By Lou Schachter
Consumers today expect from wealth management companies the same level of technical sophistication, in the form of personalized services that they receive from companies like Amazon and Netflix.
Part of the appeal of wealth management services is the personal relationship and the insights an experienced advisor can offer clients. Believing this relationship is most crucial to client engagement, though wealth management services are failing to take advantage of back-end technology to drive revenue. Artificial intelligence can analyze trends and help advisors tailor advice to particular clients, highlighting connections between investment behaviors and allowing managers to provide their clients with customized services.
This technology shift isn’t on the horizon—it’s already here. The companies and advisors who learn to leverage technology will enjoy a competitive advantage over the market for years to come.
New Tech Tools of the Financial Trade
While some wealth managers think technology will replace them, the truth is that these platforms are valuable assets smart firms already use in marketing channels and as segmentation tools.
For instance, digital investing tools, commonly called “robo-investing,” act as the customer’s online introduction to the wealth management sector. Using algorithms and some customer information, robo advisors make recommendations about financial allocations and investments and, in some cases, make the transactions on the customer’s behalf.
Because these tools remove the financial advisor from the front end and streamline investing in a cost-effective way, it becomes more difficult to approach investors in the traditional manner. It also becomes more difficult for advisors to justify taking a cut of the profits and charging other fees.
Being Human in a Tech World
For wealth managers to survive this technological revolution, they must either provide other, more necessary services that warrant fees or eliminate the fees in order to compete with a technology that achieves comparable results.
Younger people, especially millennials, prefer a blend of digital investing tools and human advisors more than previous generations do, and large companies like Vanguard, Fidelity, and Schwab are tailoring their offerings to match this new hybrid investment strategy. Still, the profession of wealth management is far from doomed. Customers, even young ones, continue to want human advice on facets like a downward trending market, investment recommendations in evolving markets and complex financial concepts.
Advisors should think about robo advisors like self-driving cars. Just as drivers will not disappear because cars can autonomously handle the driving essentials, algorithms that can handle basic services won’t replace wealth managers. Individuals will always need human advisors, but they’ll need them to offer what only humans can, making it necessary that advisors shift from selling X (basic services) to selling Y (advanced market insight). Ultimately, technology tools are only as good as their algorithms, and it will take time for them to learn how to handle dynamic situations.
How Investors Can Capitalize on Robots
With technology playing such a critical role in consumers’ financial decisions, wealth management teams need to attract young, tech-savvy individuals who can help guide clients (and older advisors) through these changes and use these three strategies to facilitate the fusion of humans and technology:
- Monitor consumer trends.To understand heightened client expectations, advisors must observe trends outside the financial industry: How do people buy luxury products? How do they make staple purchases? How do their curated subscription services operate? Where does human contact come into play in the marketplace? By answering these questions, advisors can understand the types of services clients receive in other sectors and adjust their approaches to meet those expectations accordingly.

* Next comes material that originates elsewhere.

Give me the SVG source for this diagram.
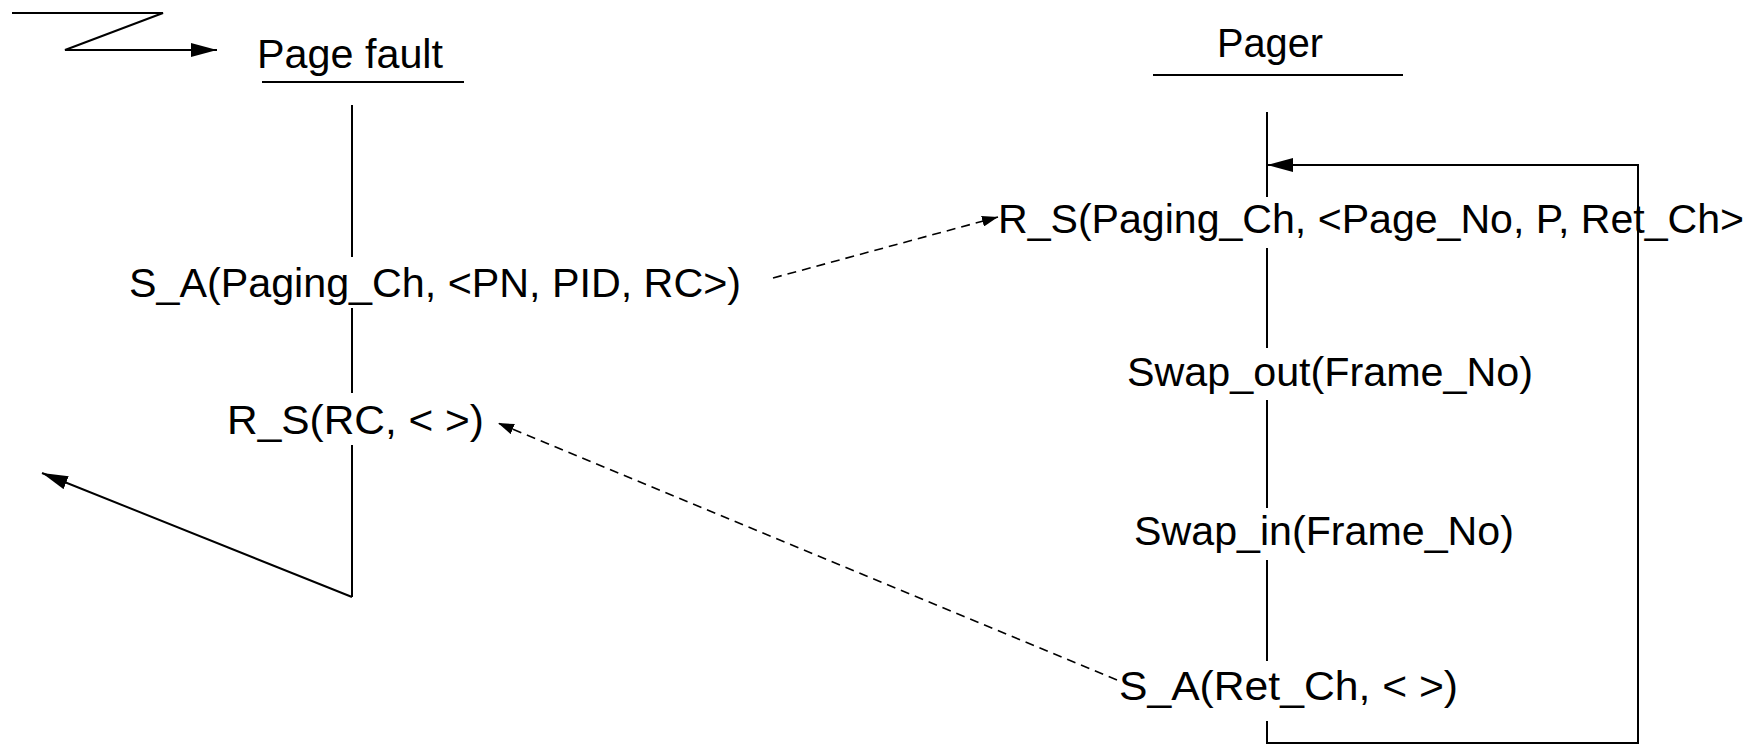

- Know the scope of clients’ monies. Rather than treat investments as separate from other liquid assets, investors should get to know their clients’ overall financial habits, especially how they spend in the non-investment areas of their lives. For instance, a client who purchases a Telsa likely has an interest in innovation. Understanding a client’s overall approach to consumption helps advisors know their clients more comprehensively and better position themselves during the investment process.
- Communicate differently and for a different purpose. Advisors must evolve both how they’re communicating with their clients and how they foster personal relationships. Social media and cellphones are an integral part of today’s culture, meaning financial advisors who insulate themselves from these forms of communication and actively refrain from using Facebook or text messages will struggle to keep clients engaged and happy. Advisors also need to understand what they bring to the investment process and structure their communications around value, not simply information.
Looking to the Future
Though technology makes wealth management easier and more individual than ever, new tools inevitably render new challenges. Looking ahead to where people have invested and what their returns have been, there will likely be increasing concerns on behalf of clients regarding privacy and information-sharing. Only some financial advisors know enough to have these data security conversations today, but all must be able to have them soon.
In addition, and perhaps more consequential, technology tools have performed well in favorable markets, but how they’ll perform when consumers panic during the next major market correction is still a large unknown. Nevertheless, one thing is certain: To navigate all of these challenges, clients will need actual wealth managers who are cool-headed enough to guide them, because no amount of today’s AI can manage tomorrow’s uncertainties and complexities.
For now, wealth managers should familiarize themselves with new technologies and integrate advanced tools into their offerings to better understand and manage their clients. Clients expect a level of service that feels both personalized and modern, and wealth management platforms that capitalize on both tech and human advisors can give that to them.